======== Given information

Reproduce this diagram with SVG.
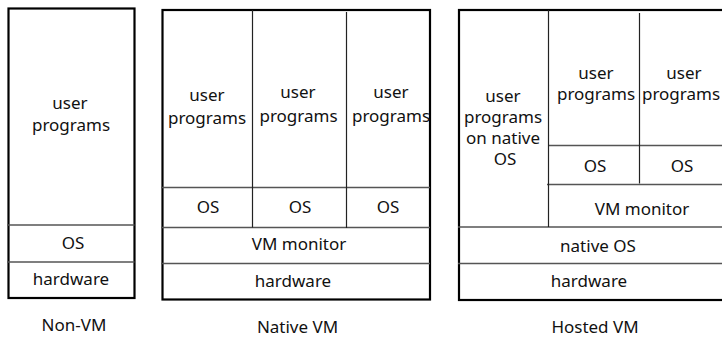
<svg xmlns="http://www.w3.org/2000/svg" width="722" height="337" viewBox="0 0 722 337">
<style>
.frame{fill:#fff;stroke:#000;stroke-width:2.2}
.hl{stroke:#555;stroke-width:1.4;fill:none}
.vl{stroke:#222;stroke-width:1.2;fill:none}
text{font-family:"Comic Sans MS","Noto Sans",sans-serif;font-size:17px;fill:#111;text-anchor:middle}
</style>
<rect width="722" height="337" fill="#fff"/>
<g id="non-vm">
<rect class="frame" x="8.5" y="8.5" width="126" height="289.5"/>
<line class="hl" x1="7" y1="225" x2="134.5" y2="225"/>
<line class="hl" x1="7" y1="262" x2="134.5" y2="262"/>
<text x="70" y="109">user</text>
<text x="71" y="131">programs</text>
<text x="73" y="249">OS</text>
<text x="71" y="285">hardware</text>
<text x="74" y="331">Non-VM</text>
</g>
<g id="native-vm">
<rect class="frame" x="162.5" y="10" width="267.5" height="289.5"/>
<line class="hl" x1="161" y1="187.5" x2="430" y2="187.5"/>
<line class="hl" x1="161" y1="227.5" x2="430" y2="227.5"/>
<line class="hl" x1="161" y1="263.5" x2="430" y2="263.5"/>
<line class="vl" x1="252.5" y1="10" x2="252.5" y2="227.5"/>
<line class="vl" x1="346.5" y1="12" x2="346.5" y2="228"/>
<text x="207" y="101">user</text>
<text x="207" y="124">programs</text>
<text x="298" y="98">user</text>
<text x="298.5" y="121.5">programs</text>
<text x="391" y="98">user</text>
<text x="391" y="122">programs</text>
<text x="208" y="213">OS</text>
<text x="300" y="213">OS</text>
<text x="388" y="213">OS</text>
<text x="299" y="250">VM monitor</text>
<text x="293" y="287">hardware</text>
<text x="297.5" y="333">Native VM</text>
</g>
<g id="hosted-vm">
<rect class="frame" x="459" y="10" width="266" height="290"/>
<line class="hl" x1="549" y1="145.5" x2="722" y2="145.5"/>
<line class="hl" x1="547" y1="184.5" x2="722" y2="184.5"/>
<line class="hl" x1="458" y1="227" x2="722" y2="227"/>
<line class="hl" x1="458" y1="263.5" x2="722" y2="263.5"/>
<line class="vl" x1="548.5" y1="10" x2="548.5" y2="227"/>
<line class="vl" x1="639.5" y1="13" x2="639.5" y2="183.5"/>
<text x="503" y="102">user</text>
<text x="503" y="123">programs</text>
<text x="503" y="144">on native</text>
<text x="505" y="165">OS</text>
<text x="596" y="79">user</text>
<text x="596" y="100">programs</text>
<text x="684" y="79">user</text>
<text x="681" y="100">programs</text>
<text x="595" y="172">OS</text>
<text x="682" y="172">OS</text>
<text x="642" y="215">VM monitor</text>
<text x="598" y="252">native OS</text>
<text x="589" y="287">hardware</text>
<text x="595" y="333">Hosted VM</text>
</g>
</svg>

================

Given exercise:
From the material above, reproduce everything verbatim except the pictures.

Response below:
Reproduce this diagram with SVG.
<svg xmlns="http://www.w3.org/2000/svg" width="722" height="337" viewBox="0 0 722 337">
<style>
.frame{fill:#fff;stroke:#000;stroke-width:2.2}
.hl{stroke:#555;stroke-width:1.4;fill:none}
.vl{stroke:#222;stroke-width:1.2;fill:none}
text{font-family:"Comic Sans MS","Noto Sans",sans-serif;font-size:17px;fill:#111;text-anchor:middle}
</style>
<rect width="722" height="337" fill="#fff"/>
<g id="non-vm">
<rect class="frame" x="8.5" y="8.5" width="126" height="289.5"/>
<line class="hl" x1="7" y1="225" x2="134.5" y2="225"/>
<line class="hl" x1="7" y1="262" x2="134.5" y2="262"/>
<text x="70" y="109">user</text>
<text x="71" y="131">programs</text>
<text x="73" y="249">OS</text>
<text x="71" y="285">hardware</text>
<text x="74" y="331">Non-VM</text>
</g>
<g id="native-vm">
<rect class="frame" x="162.5" y="10" width="267.5" height="289.5"/>
<line class="hl" x1="161" y1="187.5" x2="430" y2="187.5"/>
<line class="hl" x1="161" y1="227.5" x2="430" y2="227.5"/>
<line class="hl" x1="161" y1="263.5" x2="430" y2="263.5"/>
<line class="vl" x1="252.5" y1="10" x2="252.5" y2="227.5"/>
<line class="vl" x1="346.5" y1="12" x2="346.5" y2="228"/>
<text x="207" y="101">user</text>
<text x="207" y="124">programs</text>
<text x="298" y="98">user</text>
<text x="298.5" y="121.5">programs</text>
<text x="391" y="98">user</text>
<text x="391" y="122">programs</text>
<text x="208" y="213">OS</text>
<text x="300" y="213">OS</text>
<text x="388" y="213">OS</text>
<text x="299" y="250">VM monitor</text>
<text x="293" y="287">hardware</text>
<text x="297.5" y="333">Native VM</text>
</g>
<g id="hosted-vm">
<rect class="frame" x="459" y="10" width="266" height="290"/>
<line class="hl" x1="549" y1="145.5" x2="722" y2="145.5"/>
<line class="hl" x1="547" y1="184.5" x2="722" y2="184.5"/>
<line class="hl" x1="458" y1="227" x2="722" y2="227"/>
<line class="hl" x1="458" y1="263.5" x2="722" y2="263.5"/>
<line class="vl" x1="548.5" y1="10" x2="548.5" y2="227"/>
<line class="vl" x1="639.5" y1="13" x2="639.5" y2="183.5"/>
<text x="503" y="102">user</text>
<text x="503" y="123">programs</text>
<text x="503" y="144">on native</text>
<text x="505" y="165">OS</text>
<text x="596" y="79">user</text>
<text x="596" y="100">programs</text>
<text x="684" y="79">user</text>
<text x="681" y="100">programs</text>
<text x="595" y="172">OS</text>
<text x="682" y="172">OS</text>
<text x="642" y="215">VM monitor</text>
<text x="598" y="252">native OS</text>
<text x="589" y="287">hardware</text>
<text x="595" y="333">Hosted VM</text>
</g>
</svg>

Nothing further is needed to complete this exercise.